Although, we have instructional assistants and self-contained classrooms that provide direct academic and behavioral support for our students, we need to increase that budget line item and be intentional about hiring certified and trained staff to support our ELL students, our students with disabilities, our homebound students, homebased students, and the subgroup economically disadvantaged. I will continue to ask for fully staffed classrooms to support the students identified in those subgroups.
What is your stance on the role of standardized testing in schools? How should student success be measured?
As a lifelong educator and former mathematics teacher, I have seen the level of anxiety standardized testing can add to a student’s and a teacher’s life. I am of the belief that we pay Pearson AccessNext too much money for testing. Too much! I am also of the belief that we should evaluate our students using other metrics such as portfolios; that count toward their verified credits, and a school’s accreditation. One baseline of metrics does not equate to serving all students with equity.
What's your strategy to address absenteeism?
Allow school to fit their needs. Some students are given a full schedule when they only need two classes and no SOL’s to graduate. However, we make them come to school for a full day.
That makes no sense to me. Create a learning environment to fit their needs and we will see their mental and physical health improve.
What role does the district play in addressing gun violence?
There are several ways RPS can address gun violence in our communities and address violence in our schools.
1. Reform our discipline polices through our current policies.
2. We must bring back character education as a instructional elective for all elementary students in grades 3-5 and middle school students in grades 6-8.
3. We need to hire full time effective and licensed mental health workers in ALL schools not just two or three but ALL schools that can provide that support for our students
4. This is unpopular I know.

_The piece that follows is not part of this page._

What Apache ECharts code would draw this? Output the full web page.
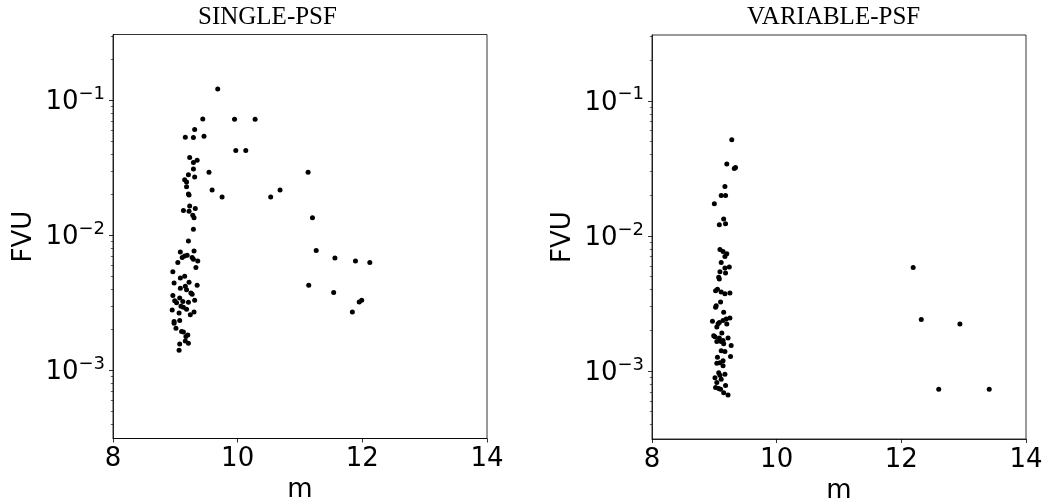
<!DOCTYPE html>
<html>
<head>
<meta charset="utf-8">
<script src="https://cdn.jsdelivr.net/npm/echarts@6/dist/echarts.min.js"></script>
<style>html,body{margin:0;padding:0;background:#fff}#c{width:1044px;height:502px}</style>
</head>
<body>
<div id="c"></div>
<script>
var singleM = [9.68,9.44,9.95,10.28,9.31,9.16,9.29,9.46,9.97,10.13,9.23,9.29,9.35,9.29,9.54,11.13,9.21,9.31,9.15,9.18,9.18,9.21,9.22,9.59,9.75,10.53,10.68,9.23,9.13,9.22,9.32,9.28,9.30,11.2,9.29,9.21,9.08,9.30,9.19,9.15,9.11,9.27,9.29,9.36,9.04,11.26,11.56,11.89,12.12,9.33,8.96,9.08,9.15,8.98,9.22,9.16,9.08,9.18,9.35,9.25,9.27,8.96,9.07,8.99,9.02,9.31,9.12,9.21,9.09,9.13,9.18,8.95,9.06,9.30,9.24,9.07,8.98,8.98,9.01,9.10,9.13,9.20,9.17,9.16,9.21,9.07,9.06,11.14,11.54,11.84,11.95,11.99];
var singleFVU = [0.121,0.0726,0.0723,0.0723,0.0607,0.0532,0.053,0.0541,0.0424,0.0424,0.0377,0.0346,0.0359,0.031,0.0293,0.0293,0.0281,0.027,0.0258,0.0248,0.0229,0.0202,0.0199,0.0217,0.0192,0.0192,0.0217,0.0165,0.0153,0.0151,0.0158,0.0141,0.0135,0.0135,0.0111,0.00908,0.00752,0.00766,0.00711,0.00703,0.00684,0.00684,0.00664,0.00645,0.00628,0.00771,0.0068,0.00645,0.00628,0.00577,0.00538,0.00483,0.00497,0.00443,0.00449,0.00419,0.00405,0.00396,0.00427,0.00374,0.00366,0.00359,0.00343,0.00328,0.00317,0.0033,0.00323,0.00319,0.00298,0.00294,0.00284,0.0028,0.00266,0.0027,0.00258,0.00234,0.0023,0.00223,0.00205,0.00194,0.00192,0.00183,0.00178,0.00165,0.00159,0.00157,0.00141,0.00427,0.00378,0.0027,0.00321,0.0033];
var variableM = [9.28,9.20,9.32,9.34,9.17,9.11,9.18,9.00,9.15,9.08,9.18,9.09,9.14,9.20,9.17,9.11,9.24,9.17,9.09,9.18,9.07,9.08,12.19,9.05,9.02,9.11,9.17,9.25,9.10,9.03,9.02,9.15,8.97,9.06,9.08,9.04,9.14,9.19,9.25,9.20,12.32,12.94,9.12,9.01,8.99,9.08,9.22,9.04,9.11,9.15,9.14,9.27,9.11,9.17,9.26,9.05,9.14,9.04,9.09,9.14,9.07,9.09,9.17,9.11,9.01,9.04,9.18,9.02,9.07,9.10,9.15,9.22,12.60,13.41];
var variableFVU = [0.0514,0.034,0.0315,0.0321,0.0232,0.0199,0.0199,0.0173,0.0133,0.0121,0.0123,0.00792,0.00766,0.00736,0.00703,0.00634,0.00589,0.00579,0.00541,0.0053,0.00494,0.00478,0.00582,0.00403,0.00392,0.00383,0.00372,0.00378,0.00323,0.00303,0.00296,0.00272,0.00233,0.00223,0.00228,0.00211,0.00236,0.00242,0.00246,0.00222,0.0024,0.00222,0.00191,0.00179,0.00182,0.00175,0.00175,0.00165,0.00165,0.00159,0.00168,0.00154,0.00141,0.00139,0.00128,0.00126,0.00119,0.00114,0.00115,0.00109,0.00097,0.00093,0.000946,0.000868,0.000891,0.000819,0.000778,0.000752,0.00074,0.000732,0.00069,0.000664,0.000732,0.000732];
var titles = ['SINGLE-PSF', 'VARIABLE-PSF'];
var xTicks = [8, 10, 12, 14];
var yMajor = [0.001, 0.01, 0.1];
var yMinor = [0.0004,0.0005,0.0006,0.0007,0.0008,0.0009,0.002,0.003,0.004,0.005,0.006,0.007,0.008,0.009,0.02,0.03,0.04,0.05,0.06,0.07,0.08,0.09,0.2,0.3];
var yMin = 3.13e-4, yMax = 0.307;

function pairs(a, b){ return a.map(function(v,i){ return [v, b[i]]; }); }
var FONT = 'DejaVu Sans';
var grids = [
  {left:113, top:34.5, width:374, height:404},
  {left:652, top:35, width:374, height:404}
];
var xAxes = [], yAxes = [];
grids.forEach(function(g, i){
  xAxes.push({
    gridIndex:i, type:'value', min:8, max:14, interval:2,
    axisLine:{show:true, lineStyle:{color:'#000', width:0.8}},
    axisTick:{show:true, inside:false, length:4, lineStyle:{color:'#000', width:0.8}},
    axisLabel:{show:true, fontSize:26, fontFamily:FONT, color:'#000', margin:8},
    splitLine:{show:false},
    name:'m', nameLocation:'middle', nameGap:32,
    nameTextStyle:{fontSize:26, fontFamily:FONT, color:'#000'}
  });
  yAxes.push({
    gridIndex:i, type:'log', logBase:10, min:yMin, max:yMax, position:'left',
    axisLine:{show:true, lineStyle:{color:'#000', width:0.8}},
    axisTick:{show:true, inside:false, length:4, customValues:yMajor, lineStyle:{color:'#000', width:0.8}},
    axisLabel:{show:true, customValues:yMajor, margin:8, color:'#000',
      formatter:function(v){
        var e = Math.round(Math.log10(v));
        return '{b|10}{s|\u2212' + Math.abs(e) + '}';
      },
      rich:{
        b:{fontSize:26, fontFamily:FONT, color:'#000', verticalAlign:'bottom', lineHeight:30},
        s:{fontSize:18, fontFamily:FONT, color:'#000', verticalAlign:'top', lineHeight:30}
      }
    },
    splitLine:{show:false},
    name:'FVU', nameLocation:'middle', nameGap:76, nameRotate:90,
    nameTextStyle:{fontSize:26, fontFamily:FONT, color:'#000'}
  });
  yAxes.push({
    gridIndex:i, type:'log', logBase:10, min:yMin, max:yMax, position:'left', offset:0,
    axisLine:{show:false, onZero:false},
    axisTick:{show:true, inside:false, length:2.2, customValues:yMinor, lineStyle:{color:'#000', width:0.6}},
    axisLabel:{show:false},
    splitLine:{show:false}
  });
});

var option = {
  animation:false,
  backgroundColor:'#fff',
  title: [
    {text:titles[0], left:193, top:0, textStyle:{fontFamily:'Liberation Serif', fontWeight:'normal', fontSize:25, color:'#000'}},
    {text:titles[1], left:742, top:0, textStyle:{fontFamily:'Liberation Serif', fontWeight:'normal', fontSize:25, color:'#000'}}
  ],
  grid: grids.map(function(g){ return Object.assign({show:true, borderColor:'#000', borderWidth:0.8, backgroundColor:'transparent', containLabel:false, outerBoundsMode:'none'}, g); }),
  xAxis: xAxes,
  yAxis: yAxes,
  series: [
    {type:'scatter', xAxisIndex:0, yAxisIndex:0, data:pairs(singleM, singleFVU), symbolSize:5, itemStyle:{color:'#000', opacity:1}},
    {type:'scatter', xAxisIndex:1, yAxisIndex:2, data:pairs(variableM, variableFVU), symbolSize:5, itemStyle:{color:'#000', opacity:1}}
  ]
};
var chart = echarts.init(document.getElementById('c'), null, {renderer:'canvas'});
chart.setOption(option);
</script>
</body>
</html>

We need additional School Resource Officers in our schools with an office that can build relationships with our students not just address their Discipline
5. We also need a Dean of Students in all elementary schools and middle schools
6. Every intervention we put into place must be evaluated annually and effective
What are your suggestions for addressing students' mental health?
1. Promote mindfulness by creating a mindfulness room in every school.
2. Promoting mental health awareness by posting information throughout school buildings for students to see
3. Hold chat and chews with the community and health officials to address the needs of student’s mental health
4. I am going back to character education. Students need to address with support, effective social skills and how to develop coping skills.
It is so much more we can do as a school division. RPS is unique in many situations because of our high crime areas, high poverty areas, and a growing need for green spaces and activities for our youth. I will collaborate with local entities and agencies to support our students and their families so we can build a equitable school division that is courageous in thinking out of the regular and status quo box. Thank you for the opportunity to share my heart and responses.